The impatient man is his own enemy; he slams the door on his own progress.

Because my mind works in quotations, I am now reminded of yet another. In this case, it was Christian counsel on a wooden plaque at the entrance of our childhood home (even though we were not raised as Christians).

Known as the “Serenity Prayer” and written by the American theologian Reinhold Niebuhr, it read:

Lord, grant me the serenity to accept the things I cannot change, Courage to change the things I can, And wisdom to know the difference.

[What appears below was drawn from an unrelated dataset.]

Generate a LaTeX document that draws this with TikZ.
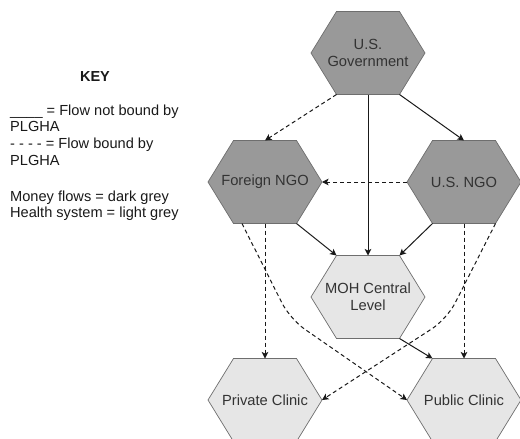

To recognize that all is not within our hands, and act on what is, this is wisdom in practice. Generally speaking, I’ve found that patience, acceptance and gratitude are effective antidotes to complaining. Asking how can I best use these testing circumstances is a better approach than knee-jerk resistance and negativity.

Because we also live — virtually — on social media platforms where other suffering souls visit our feed/communal well in search of something to refresh them, it’s worthwhile to try to balance our tendency to vent with some uplift.

Otherwise, without recognizing it, we might find one day that we have become like those persons we avoid: the incorrigible complainers.

The author C.S. Lewis eloquently sums up this unfortunate predicament:

Hell begins with a grumbling mood, always complaining, always blaming others. . . but you are still distinct from it. You may even criticize it in yourself and wish you could stop it. But there may come a day when you can no longer. Then there will be no you left to criticize the mood or even to enjoy it, but just the grumble itself, going on forever like a machine. It is not a question of God ‘sending us’ to hell. In each of us there is something growing, which will BE hell unless it is nipped in the bud.